>> BEGIN
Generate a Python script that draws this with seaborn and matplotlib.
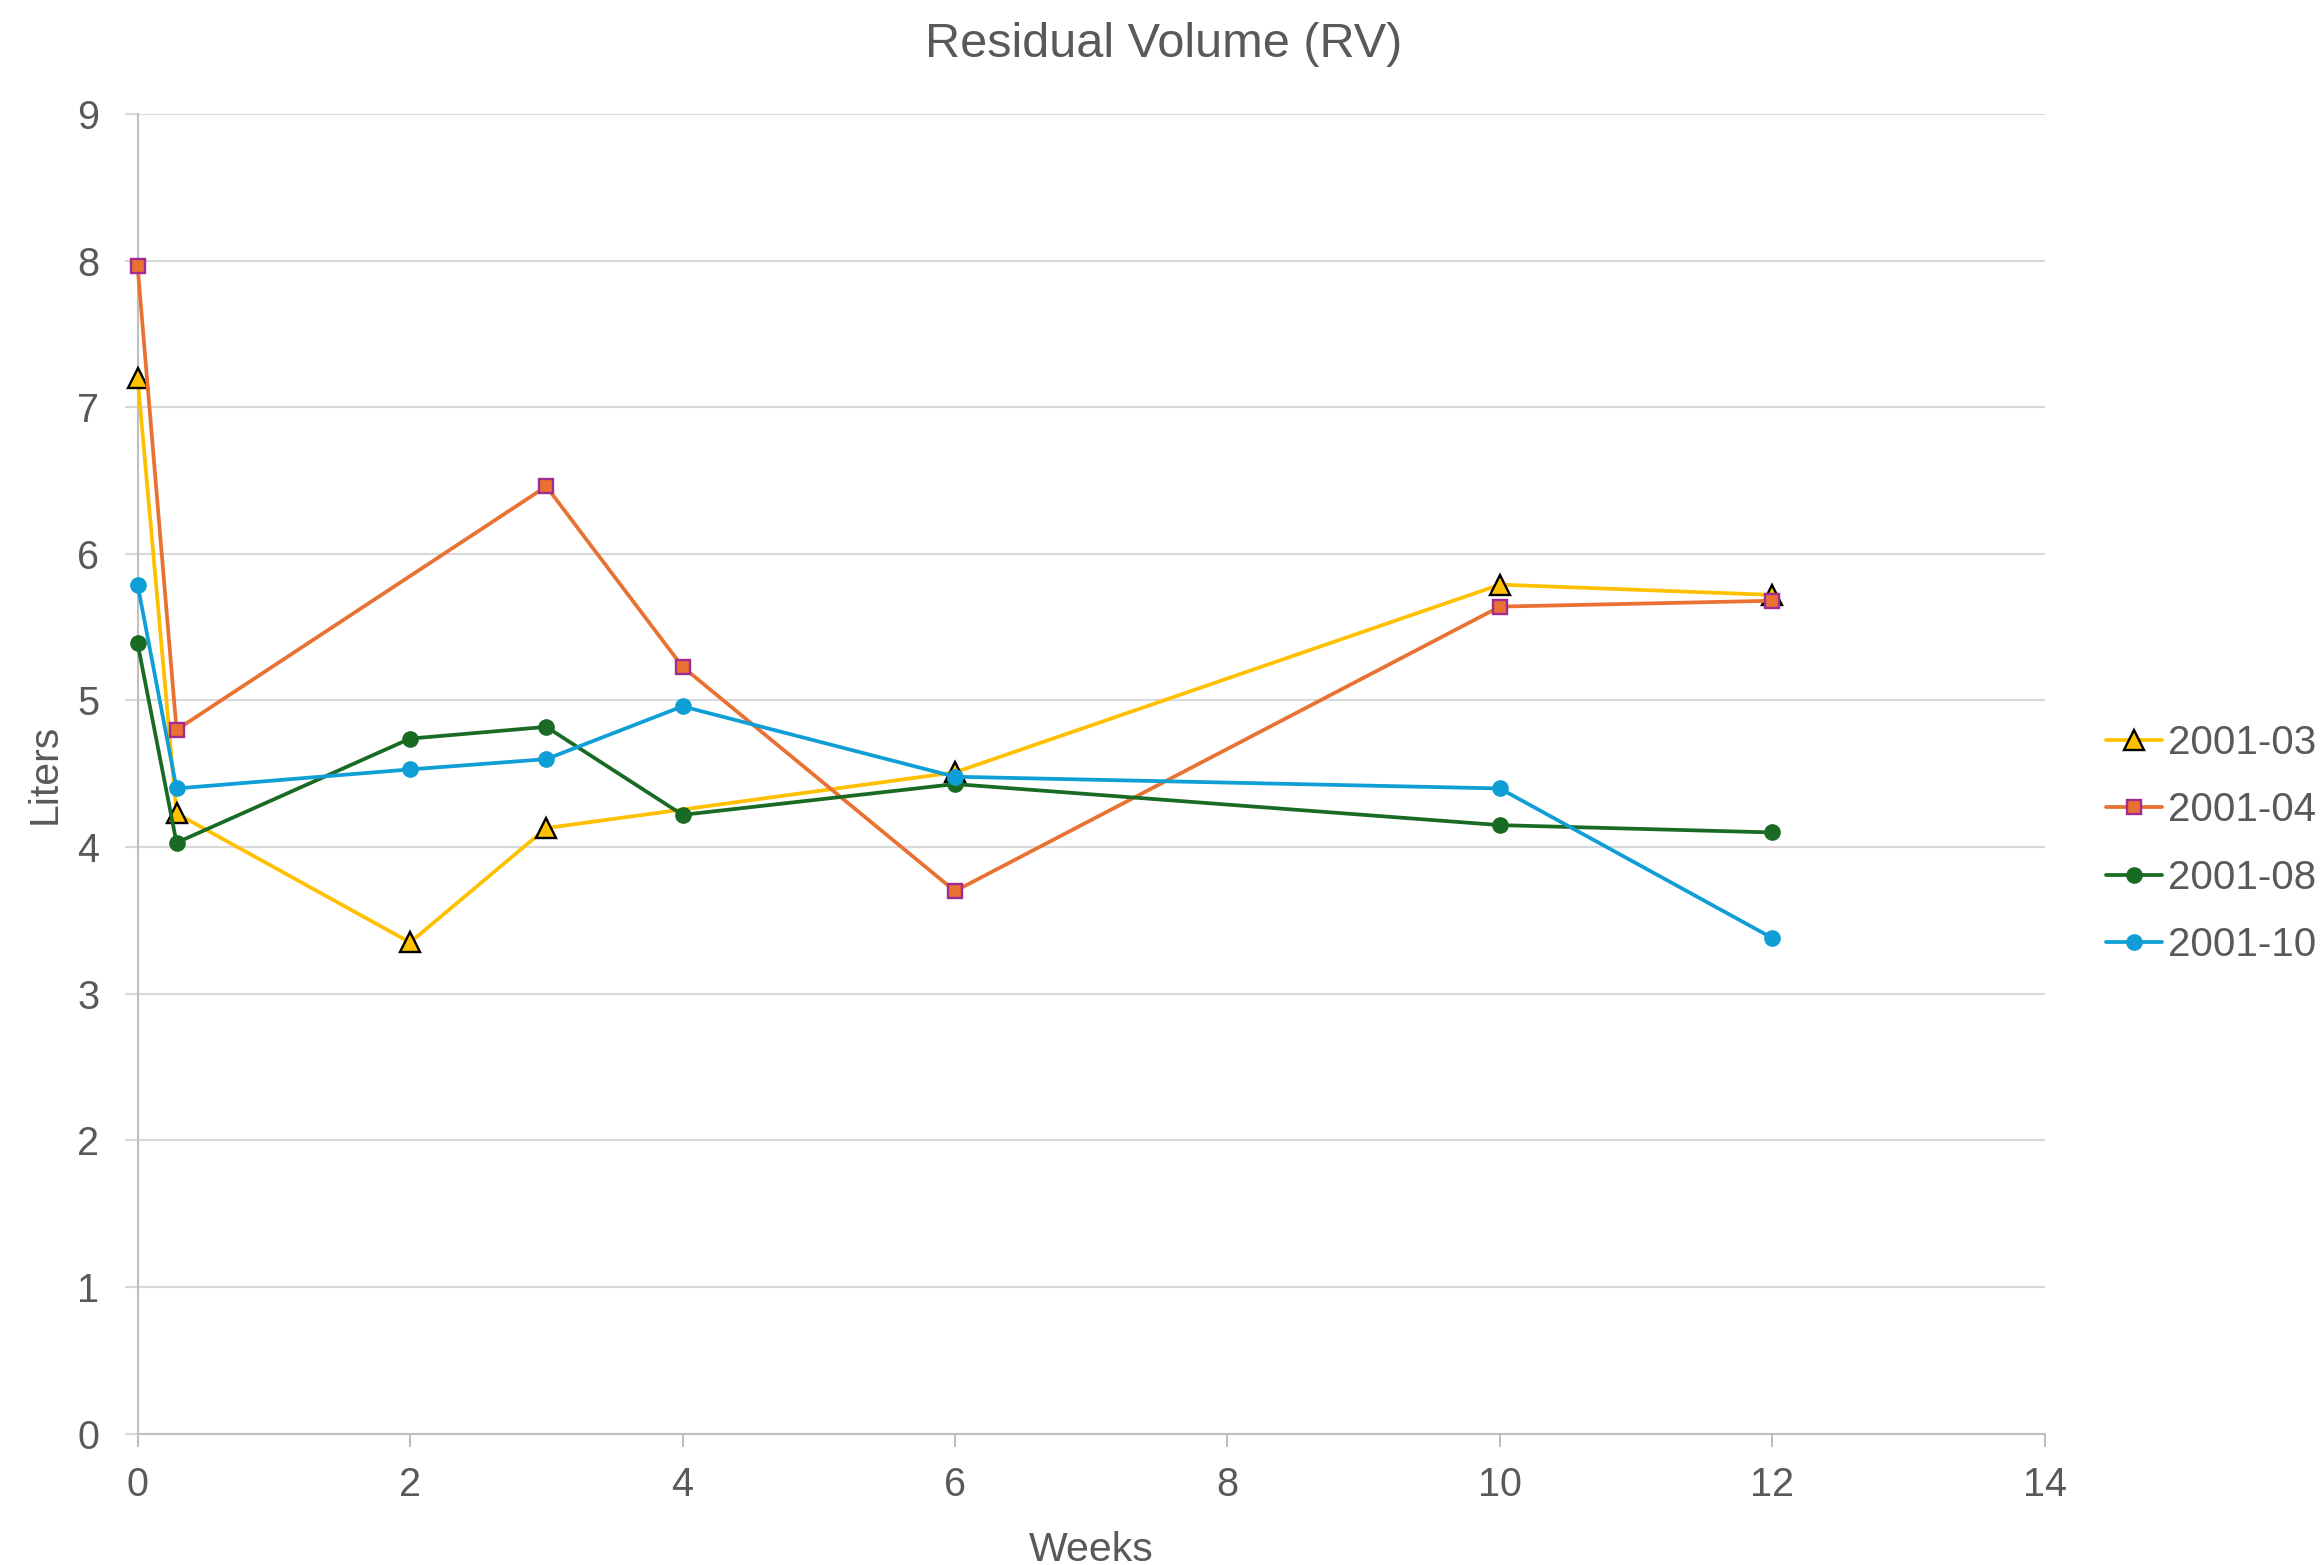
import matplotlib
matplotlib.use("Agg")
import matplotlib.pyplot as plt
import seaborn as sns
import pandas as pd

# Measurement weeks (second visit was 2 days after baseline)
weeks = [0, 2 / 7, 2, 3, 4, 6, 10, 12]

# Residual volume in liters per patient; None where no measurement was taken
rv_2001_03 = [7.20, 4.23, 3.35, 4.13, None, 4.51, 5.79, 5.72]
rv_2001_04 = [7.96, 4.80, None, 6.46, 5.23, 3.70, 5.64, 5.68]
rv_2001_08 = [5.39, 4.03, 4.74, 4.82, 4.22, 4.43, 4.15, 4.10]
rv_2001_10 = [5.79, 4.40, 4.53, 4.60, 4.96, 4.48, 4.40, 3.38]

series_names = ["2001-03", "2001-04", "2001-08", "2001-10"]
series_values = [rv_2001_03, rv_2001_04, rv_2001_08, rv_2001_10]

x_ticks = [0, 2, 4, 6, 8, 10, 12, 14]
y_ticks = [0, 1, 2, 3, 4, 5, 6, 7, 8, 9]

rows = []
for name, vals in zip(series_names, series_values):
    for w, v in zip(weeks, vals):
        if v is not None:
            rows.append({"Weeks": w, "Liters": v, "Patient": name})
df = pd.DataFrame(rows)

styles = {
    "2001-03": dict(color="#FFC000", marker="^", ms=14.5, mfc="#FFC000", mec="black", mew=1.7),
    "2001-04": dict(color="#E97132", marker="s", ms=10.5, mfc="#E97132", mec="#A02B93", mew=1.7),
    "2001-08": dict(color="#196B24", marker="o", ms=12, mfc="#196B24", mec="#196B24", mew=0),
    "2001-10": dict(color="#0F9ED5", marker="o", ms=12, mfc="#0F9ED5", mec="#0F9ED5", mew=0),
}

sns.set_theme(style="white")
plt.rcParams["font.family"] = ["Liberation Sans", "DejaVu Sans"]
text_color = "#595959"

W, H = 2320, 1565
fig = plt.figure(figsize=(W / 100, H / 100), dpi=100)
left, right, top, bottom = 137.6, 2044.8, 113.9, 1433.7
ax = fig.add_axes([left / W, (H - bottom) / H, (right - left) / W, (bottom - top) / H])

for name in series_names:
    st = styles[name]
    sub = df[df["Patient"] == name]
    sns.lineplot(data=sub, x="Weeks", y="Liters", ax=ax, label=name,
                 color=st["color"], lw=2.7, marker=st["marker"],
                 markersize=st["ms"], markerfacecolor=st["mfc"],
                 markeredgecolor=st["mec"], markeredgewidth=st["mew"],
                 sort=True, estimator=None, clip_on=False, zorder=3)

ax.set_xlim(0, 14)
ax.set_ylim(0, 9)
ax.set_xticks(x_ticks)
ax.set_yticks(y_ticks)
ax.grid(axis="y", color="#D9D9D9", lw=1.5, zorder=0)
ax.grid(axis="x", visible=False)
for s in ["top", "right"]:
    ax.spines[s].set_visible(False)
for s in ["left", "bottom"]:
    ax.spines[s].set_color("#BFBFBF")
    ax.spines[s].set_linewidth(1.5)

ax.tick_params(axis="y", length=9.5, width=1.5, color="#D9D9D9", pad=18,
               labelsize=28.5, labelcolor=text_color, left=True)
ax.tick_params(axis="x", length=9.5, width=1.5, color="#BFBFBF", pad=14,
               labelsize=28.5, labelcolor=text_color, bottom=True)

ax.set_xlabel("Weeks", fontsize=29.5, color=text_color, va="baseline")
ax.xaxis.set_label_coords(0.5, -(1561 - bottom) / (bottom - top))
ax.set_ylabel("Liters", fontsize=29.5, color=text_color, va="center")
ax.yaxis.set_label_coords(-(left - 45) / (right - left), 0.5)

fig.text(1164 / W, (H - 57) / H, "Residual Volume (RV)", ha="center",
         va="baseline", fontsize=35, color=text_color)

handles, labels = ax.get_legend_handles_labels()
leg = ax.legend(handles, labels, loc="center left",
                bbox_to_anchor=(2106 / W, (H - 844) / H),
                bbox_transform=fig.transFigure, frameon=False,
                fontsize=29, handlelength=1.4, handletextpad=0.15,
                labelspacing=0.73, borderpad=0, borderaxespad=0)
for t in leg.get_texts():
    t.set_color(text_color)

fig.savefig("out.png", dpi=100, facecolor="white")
>> END
YOUR OBJECTIVE: Each line from the top of the material through the line containing "df = pd.DataFrame(rows)" should be reproduced exactly; please drop any images.

RESULT FOR THIS EXERCISE:
Generate a Python script that draws this with seaborn and matplotlib.
import matplotlib
matplotlib.use("Agg")
import matplotlib.pyplot as plt
import seaborn as sns
import pandas as pd

# Measurement weeks (second visit was 2 days after baseline)
weeks = [0, 2 / 7, 2, 3, 4, 6, 10, 12]

# Residual volume in liters per patient; None where no measurement was taken
rv_2001_03 = [7.20, 4.23, 3.35, 4.13, None, 4.51, 5.79, 5.72]
rv_2001_04 = [7.96, 4.80, None, 6.46, 5.23, 3.70, 5.64, 5.68]
rv_2001_08 = [5.39, 4.03, 4.74, 4.82, 4.22, 4.43, 4.15, 4.10]
rv_2001_10 = [5.79, 4.40, 4.53, 4.60, 4.96, 4.48, 4.40, 3.38]

series_names = ["2001-03", "2001-04", "2001-08", "2001-10"]
series_values = [rv_2001_03, rv_2001_04, rv_2001_08, rv_2001_10]

x_ticks = [0, 2, 4, 6, 8, 10, 12, 14]
y_ticks = [0, 1, 2, 3, 4, 5, 6, 7, 8, 9]

rows = []
for name, vals in zip(series_names, series_values):
    for w, v in zip(weeks, vals):
        if v is not None:
            rows.append({"Weeks": w, "Liters": v, "Patient": name})
df = pd.DataFrame(rows)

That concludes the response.